ALB is always sending **health checks** in order to check for EC2 instances connectivity. This is noting complex, but sending a HTTP GET request to the path provided, in our example its path http:/// and the port is traffic port which specifies that the health checks should be the same as the ALB routing port - I configured it to be port 80.

**ALB Listener** is a configuration component that defines how the ALB routes incoming traffic to the target groups associated within it. Listeners are responsble for inspecting incoming client requests and determininng how to forward them to the appropriate target groups based on the rules defined within the listener. **Port** - a listener is associated with a specific port on ALB. Clients send requests to this port, and the ALB listens for incoming traffic on that port (e.g. 80 for HTTP, 443 for HTTPS). **Rules** - listener may have one or more rules that defines how incoming requests are routed. Each rule consists of **condition and action**. Condition can include criteria such as request path, host header, or HTTP mthod. Action determines the action to be taken if a request maches the condition. **Default action** is an action defined on listener that specifies the action to be executed if none of the rule conditions are met.

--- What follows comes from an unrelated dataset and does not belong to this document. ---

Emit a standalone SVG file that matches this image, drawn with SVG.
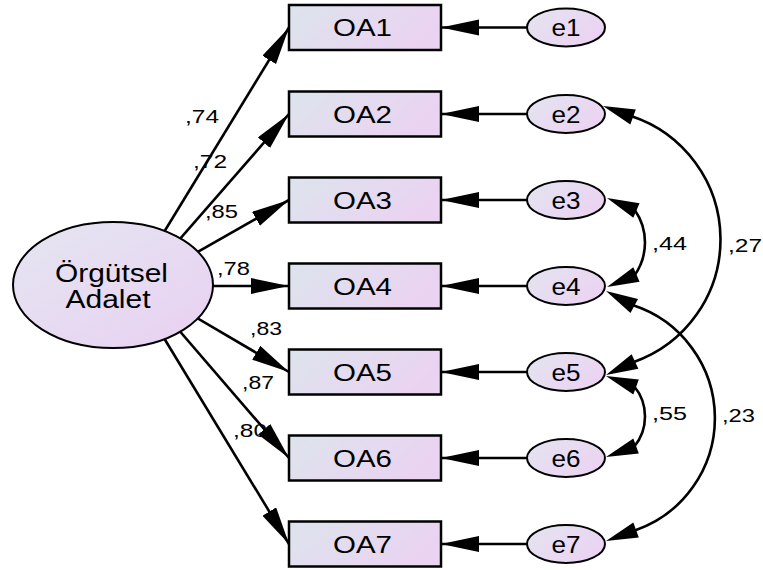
<svg xmlns="http://www.w3.org/2000/svg" xmlns:xlink="http://www.w3.org/1999/xlink" width="763" height="570" viewBox="0 0 763 570">
  <style>
    .box { stroke: #000; stroke-width: 2.5; fill: url(#boxFill); }
    .err { stroke: #000; stroke-width: 2; fill: url(#errFill); }
    .lat { stroke: #000; stroke-width: 2; fill: url(#latFill); }
    .edge { stroke: #000; stroke-width: 2.6; fill: none; }
    .head { fill: #000; stroke: none; }
    text { font-family: "Liberation Sans", Arial, sans-serif; fill: #000; }
    .lbl { font-size: 24px; text-anchor: middle; }
    .coef { font-size: 19px; }
  </style>
  <defs>
    <linearGradient id="boxFill" x1="0" y1="0" x2="1" y2="0.3">
      <stop offset="0" stop-color="#dde4ed"/>
      <stop offset="1" stop-color="#ead3f1"/>
    </linearGradient>
    <linearGradient id="errFill" x1="0" y1="0" x2="1" y2="0.6">
      <stop offset="0" stop-color="#e3e5f0"/>
      <stop offset="1" stop-color="#ebd3f2"/>
    </linearGradient>
    <linearGradient id="latFill" x1="0" y1="0" x2="1" y2="1">
      <stop offset="0" stop-color="#e4e6f1"/>
      <stop offset="1" stop-color="#e9d0f2"/>
    </linearGradient>
    <marker id="arrow" markerUnits="userSpaceOnUse" markerWidth="40" markerHeight="18" refX="38" refY="8" orient="auto">
      <path d="M0,0 L38,8 L0,16 Z" fill="#000"/>
    </marker>
    <!-- arrowhead for the covariance arcs: tip at origin, pointing along +x -->
    <path id="ah" d="M0,0 L-32,-8 L-32,8 Z"/>
  </defs>

  <!-- connectors -->
  <g id="connectors">
    <!-- factor loadings -->
    <line class="edge" x1="150" y1="255" x2="289" y2="27.5" marker-end="url(#arrow)"/>
    <line class="edge" x1="165" y1="256" x2="289" y2="114" marker-end="url(#arrow)"/>
    <line class="edge" x1="180" y1="262" x2="289" y2="200" marker-end="url(#arrow)"/>
    <line class="edge" x1="190" y1="286" x2="289" y2="286" marker-end="url(#arrow)"/>
    <line class="edge" x1="180" y1="308" x2="289" y2="372" marker-end="url(#arrow)"/>
    <line class="edge" x1="165" y1="314" x2="289" y2="458" marker-end="url(#arrow)"/>
    <line class="edge" x1="150" y1="315" x2="289" y2="544" marker-end="url(#arrow)"/>
    <!-- error terms -->
    <line class="edge" x1="527" y1="27.5" x2="441" y2="27.5" marker-end="url(#arrow)"/>
    <line class="edge" x1="527" y1="114" x2="441" y2="114" marker-end="url(#arrow)"/>
    <line class="edge" x1="527" y1="200" x2="441" y2="200" marker-end="url(#arrow)"/>
    <line class="edge" x1="527" y1="286" x2="441" y2="286" marker-end="url(#arrow)"/>
    <line class="edge" x1="527" y1="372" x2="441" y2="372" marker-end="url(#arrow)"/>
    <line class="edge" x1="527" y1="458" x2="441" y2="458" marker-end="url(#arrow)"/>
    <line class="edge" x1="527" y1="544" x2="441" y2="544" marker-end="url(#arrow)"/>
    <!-- covariances -->
    <path class="edge" d="M631,116 A130,130 0 0 1 633.2,362.3"/>
    <path class="edge" d="M634.6,209.7 A57,57 0 0 1 634.6,275.3"/>
    <path class="edge" d="M634.2,386.3 A47.6,47.6 0 0 1 634.2,446.7"/>
    <path class="edge" d="M632.5,305.1 A118.8,118.8 0 0 1 634.2,530.7"/>
    <use xlink:href="#ah" class="head" transform="translate(603,106) rotate(200)"/>
    <use xlink:href="#ah" class="head" transform="translate(606,375) rotate(155)"/>
    <use xlink:href="#ah" class="head" transform="translate(607,198) rotate(203)"/>
    <use xlink:href="#ah" class="head" transform="translate(607,287) rotate(157)"/>
    <use xlink:href="#ah" class="head" transform="translate(606,291) rotate(208)"/>
    <use xlink:href="#ah" class="head" transform="translate(606,541) rotate(160)"/>
    <use xlink:href="#ah" class="head" transform="translate(606,376) rotate(200)"/>
    <use xlink:href="#ah" class="head" transform="translate(606,457) rotate(160)"/>
  </g>

  <!-- coefficients -->
  <g id="coefficients">
    <text class="coef" x="185" y="123" textLength="34" lengthAdjust="spacingAndGlyphs">,74</text>
    <text class="coef" x="193" y="168" textLength="34" lengthAdjust="spacingAndGlyphs">,72</text>
    <text class="coef" x="205" y="218" textLength="33" lengthAdjust="spacingAndGlyphs">,85</text>
    <text class="coef" x="217" y="275" textLength="33" lengthAdjust="spacingAndGlyphs">,78</text>
    <text class="coef" x="250" y="335" textLength="32" lengthAdjust="spacingAndGlyphs">,83</text>
    <text class="coef" x="242" y="389" textLength="32" lengthAdjust="spacingAndGlyphs">,87</text>
    <text class="coef" x="233" y="437" textLength="34" lengthAdjust="spacingAndGlyphs">,80</text>
    <text class="coef" x="652" y="250" textLength="35" lengthAdjust="spacingAndGlyphs">,44</text>
    <text class="coef" x="728" y="252" textLength="34" lengthAdjust="spacingAndGlyphs">,27</text>
    <text class="coef" x="652" y="420" textLength="35" lengthAdjust="spacingAndGlyphs">,55</text>
    <text class="coef" x="722" y="422" textLength="33" lengthAdjust="spacingAndGlyphs">,23</text>
  </g>

  <!-- latent factor -->
  <g id="OrgutselAdalet">
    <ellipse class="lat" cx="113" cy="285" rx="100" ry="63"/>
    <text class="lbl" x="111.5" y="282" textLength="113" lengthAdjust="spacingAndGlyphs" style="font-size:25px">Örgütsel</text>
    <text class="lbl" x="108" y="308" textLength="85" lengthAdjust="spacingAndGlyphs" style="font-size:25px">Adalet</text>
  </g>

  <!-- observed indicators -->
  <g id="OA1"><rect class="box" x="289" y="5" width="152" height="45"/><text class="lbl" x="362.5" y="36" textLength="59" lengthAdjust="spacingAndGlyphs">OA1</text></g>
  <g id="OA2"><rect class="box" x="289" y="91.5" width="152" height="45"/><text class="lbl" x="362.5" y="122.5" textLength="59" lengthAdjust="spacingAndGlyphs">OA2</text></g>
  <g id="OA3"><rect class="box" x="289" y="177.5" width="152" height="45"/><text class="lbl" x="362.5" y="208.5" textLength="59" lengthAdjust="spacingAndGlyphs">OA3</text></g>
  <g id="OA4"><rect class="box" x="289" y="263.5" width="152" height="45"/><text class="lbl" x="362.5" y="294.5" textLength="59" lengthAdjust="spacingAndGlyphs">OA4</text></g>
  <g id="OA5"><rect class="box" x="289" y="349.5" width="152" height="45"/><text class="lbl" x="362.5" y="380.5" textLength="59" lengthAdjust="spacingAndGlyphs">OA5</text></g>
  <g id="OA6"><rect class="box" x="289" y="435.5" width="152" height="45"/><text class="lbl" x="362.5" y="466.5" textLength="59" lengthAdjust="spacingAndGlyphs">OA6</text></g>
  <g id="OA7"><rect class="box" x="289" y="521.5" width="152" height="45"/><text class="lbl" x="362.5" y="552.5" textLength="59" lengthAdjust="spacingAndGlyphs">OA7</text></g>

  <!-- error terms -->
  <g id="e1"><ellipse class="err" cx="566" cy="27.5" rx="39" ry="19"/><text class="lbl" x="566" y="36" textLength="29" lengthAdjust="spacingAndGlyphs">e1</text></g>
  <g id="e2"><ellipse class="err" cx="566" cy="114" rx="39" ry="19"/><text class="lbl" x="566" y="122.5" textLength="29" lengthAdjust="spacingAndGlyphs">e2</text></g>
  <g id="e3"><ellipse class="err" cx="566" cy="200" rx="39" ry="19"/><text class="lbl" x="566" y="208.5" textLength="29" lengthAdjust="spacingAndGlyphs">e3</text></g>
  <g id="e4"><ellipse class="err" cx="566" cy="286" rx="39" ry="19"/><text class="lbl" x="566" y="294.5" textLength="29" lengthAdjust="spacingAndGlyphs">e4</text></g>
  <g id="e5"><ellipse class="err" cx="566" cy="372" rx="39" ry="19"/><text class="lbl" x="566" y="380.5" textLength="29" lengthAdjust="spacingAndGlyphs">e5</text></g>
  <g id="e6"><ellipse class="err" cx="566" cy="458" rx="39" ry="19"/><text class="lbl" x="566" y="466.5" textLength="29" lengthAdjust="spacingAndGlyphs">e6</text></g>
  <g id="e7"><ellipse class="err" cx="566" cy="544" rx="39" ry="19"/><text class="lbl" x="566" y="552.5" textLength="29" lengthAdjust="spacingAndGlyphs">e7</text></g>
</svg>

There can be some additional ALB concepts such as **SSL/TLS Termination** if connection to ALB is achieved via HTTPS. For HTTPS listeners, ALB can perform SSL/TLS termination, which means that the ALB decrypts incoming HTTPS requests, inspects the content, and then forwards the requests to the target group over HTTP. **Load Balancer Certificates** - HTTP listeners require SSL/TLS certificates to encrypt and decrypt traffic. ALB allows you to configure certificates for each listener, ensuring secure communication between clients with ALB.